JAKARTA, aktual.com – Rancangan Peraturan Presiden (R-Perpres) Tentang Pelibatan TNI Mengatasi Aksi Terorisme, hingga saat ini belum dilakukan pembahasan oleh pimpinan DPR RI.

Menanggapi hal itu, Direktur Eksekutif Imparsial (Indonesian Human Rights Monitor), Al Araf mengatakan, pelibatan TNI dalam menangani terorisme dapat dilakukan apabila eskalasi ancaman yang ada, sudah tidak dapat ditangani oleh aparat penegak hukum (kepolisian).

“Tapi itu pun harus dilakukan melalui keputusan politik negara” kata Al Araf dalam Seminar online Center For The Study Of Religion And Culture/CSRC Universitas Islam Negeri (UIN) Syarif Hidayatullah Jakarta, berjudul Quo Vadis Pelibatan TNI dalam Penanganan Terorisme, Jumat (21/8/2020).

Kata dia, pelibatan TNI sebenarnya tanpa adanya R-Perpres dapat bertindak atas dasar UU TNI, namun tetap mengacu pada upaya penanganan terakhir apabila beyond capacity dari aparat penegak hukum.

Ia pun mencontohkan pelibatan militer sebaiknya ditujukan untuk menghadapi ancaman eksternal, semisal ancaman terhadap kedutaan-kedutaan Indonesia di luar negeri dan pembajakan kapal di Somalia.

Sementara itu, Pakar Hukum Tata Negara Sekolah Tinggi Hukum (STH) Jentera, Bivitri Susanti menyatakan, R-Perpres tentang Tugas TNI dalam mengatasi aksi terorisme masih terdapat masalah, sehingga harus dibahas secara tidak terburu-buru, transparan, dan partisipatif.

Ia mengatakan, pada prinsipnya jangan sampai upaya pemberantasan terorisme menimbulkan potensi penyalahgunaan wewenang dan pelanggaran HAM.

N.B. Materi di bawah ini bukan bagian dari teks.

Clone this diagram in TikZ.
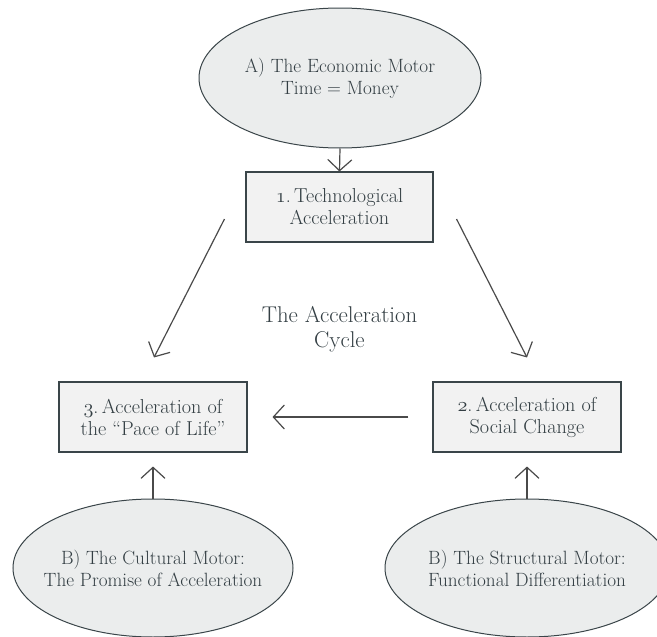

“Raperpres pelibatan TNI dalam menangani terorisme harus mengacu pada, apakah Raperpres telah sesuai dengan prinsip negara hukum. Prinsip negara hukum bertumpu pada asas-asas pembatasan kekuasaan berdasarkan hukum dan hak asasi manusia,” kata Bivitri.

Bivitri menjelaskan, model keterlibatan militer dalam penanganan terorisme seharusnya mengacu pada perbantuan terhadap otoritas penegak hukum dan konsep Criminal Justice Model. Di Indonesia, pendekatan tersebut melalui konsep Operasi Militer Selain Perang (OMSP).

“Pendekatan terorisme adalah tindak pidana sehingga tunduk pada soal keamanan, bukan pertahanan. Perbantuan militer terhadap instansi sipil bersifat last resort, di bawah kendali otoritas sipil dan terbatas pada penguatan kapabilitas yang dibutuhkan,” ujarnya.

Pelibatan militer dalam OMSP dapat dilakukan jika sudah ada keputusan politik negara. Apa itu keputusan politik negara? Menurut penjelasan Pasal 5 UU Nomor 34 Tahun 2004 tentang TNI adalah keputusan presiden yang dikonsultasikan bersama dengan DPR.

“Masalahnya dalam Raperpres pengerahan TNI hanya cukup dengan perintah Presiden,” pungkasnya.